但做多了之後才會發現進針角度上的玄機。
要麻醉藥物儘量大面積的浸潤、滲透,注射進皮下的麻醉藥物鼓起的皮丘都是有說法的。
只是根據患者的不同,細節上有很大的差別,又是局麻的“小”手術,沒人仔細研究罷了。
一切都要靠臨床經驗的積累,至於能學到什麼程度,更多依靠各人的天賦。
墨教授算是天賦比較高的,雖然省城皮包小王子不是他,但在這個領域裡他也算是數一數二的人物。
可是!
他看到吉翔的手法,瞳孔逐漸縮小,彷彿腦橋處有一根小動脈破裂出血壓迫中樞神經系統似的。
昨天墨成規聽王大校對新來的小規培生的讚美後並不認可,但現在……他依舊不認可。
王大校的眼光真差!
這能是好麼?
不說手術,光是這麻醉,吉翔做的真特麼好!
他對吉翔的描述拍馬都趕不上吉翔的技法。
雖然只是最簡單的表面針刺浸潤麻醉,可越是簡單的操作就越是能展現出一名醫生的技巧水平。
哪怕是省城泌尿外科界技術水平屈指可數的墨成規也無法完全看懂吉翔的操作,有些看上去隨意但卻意有所指的地兒墨成規也只能剛剛看出來一點點端倪。

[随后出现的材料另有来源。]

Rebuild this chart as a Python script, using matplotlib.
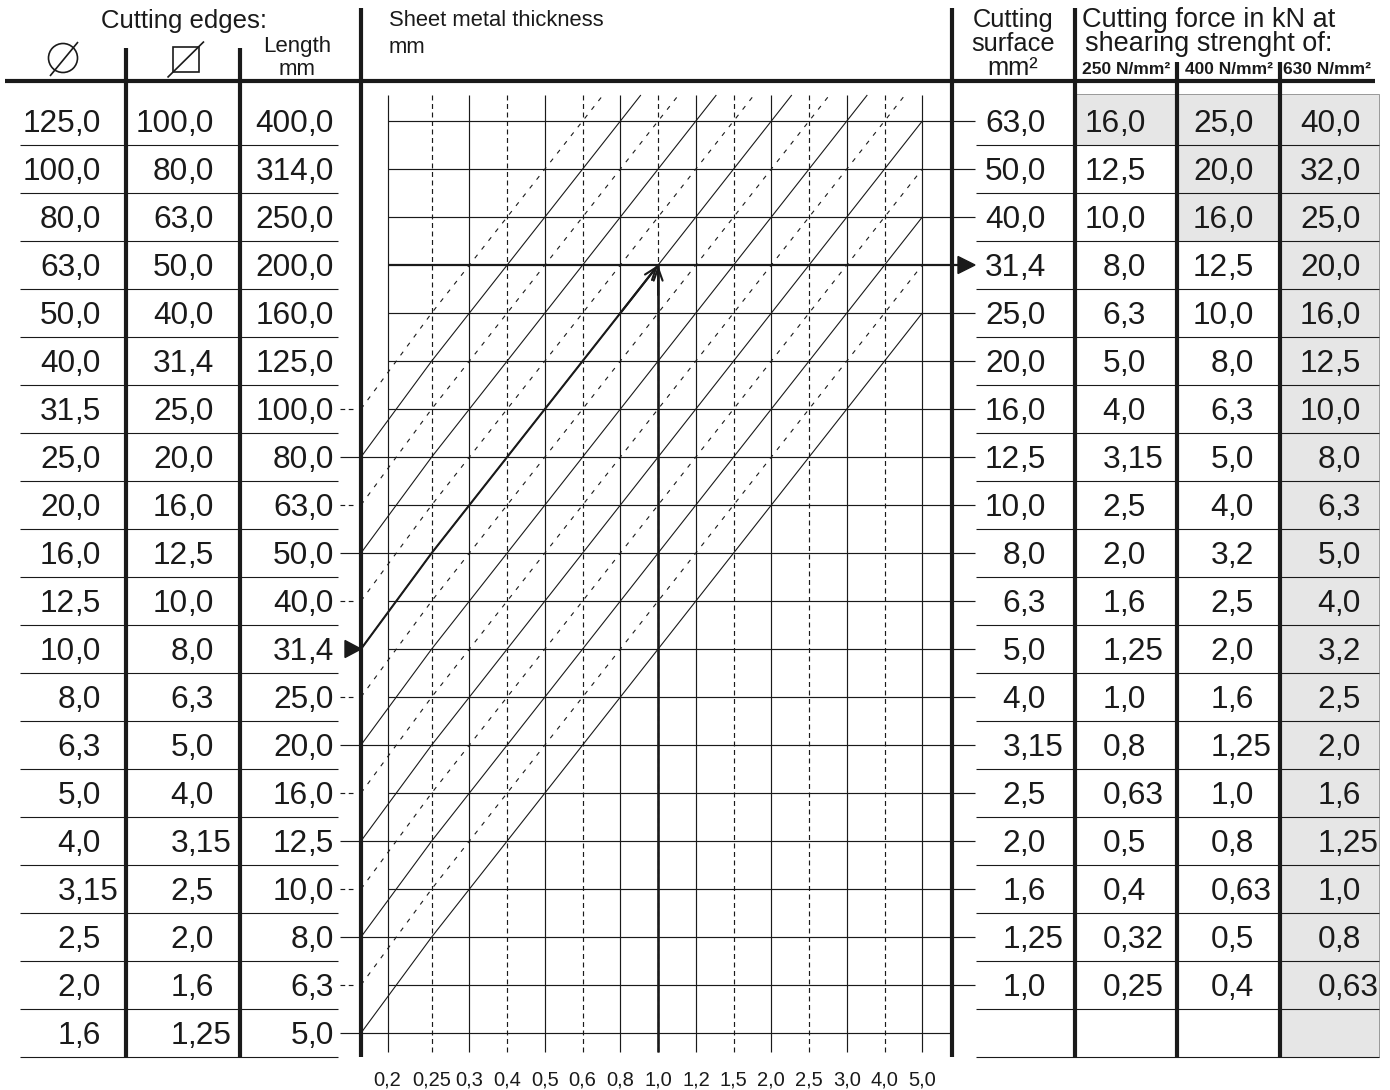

但至於吉翔為什麼這麼做,墨成規有的地方明白,但大多數動作卻並不完全理解。
男人,看見之後沉默下去。
不到一分鐘,麻醉藥物起效,吉翔本著一名助手的心思站在一邊等墨成規做手術。
雖然系統安排了長期主線任務,可吉翔懂規矩,知進退,該自己做的時候就做,老師沒讓自己做,自己安安靜靜的等著就好。
可是墨成規卻轉身,和吉翔背靠背,換了個位置。
“你來。”墨教授壓低聲音說道。
護士的眼睛翻成了衛生球,氣嘟嘟的摔門而走。
吉翔也沒客氣,拿起手術刀開始手術。
……
……
“老墨簡直太過分了,護士長!”護士出門便和護士長訴苦。
“怎麼了?今兒皮包雖然多點,但老墨的手術速度很快,不耽誤你接孩子的。”護士長笑吟吟的說道。
“他……特麼的讓規培生做手術!”
“哦。”護士長見怪不怪,淡淡說道,“按照道理上來講,讓規培生接觸臨床實踐是應該的。你不讓規培生上,我不讓規培生上,人家來規培幹嘛。”
護士聽自家護士長開始講起大道理,臉上的愁苦更甚。
大道理誰都會講,可就沒見哪個醫生真的按照道理全心全意帶規培生的。
這和對技術敝帚自珍沒關係,那是更高層次的事兒。
規培生三個月一輪,帶熟了人也走了,不能幫忙幹活,費心費力,何苦來哉。
說句誅心的話,現有規則下,規培生都是養不熟的狼崽子。
關鍵是墨成規這廝手術做慢了,耽誤自己中午接孩子!
護士心裡惡狠狠的腹誹了一句,墨教授家祖墳上冒起了煙。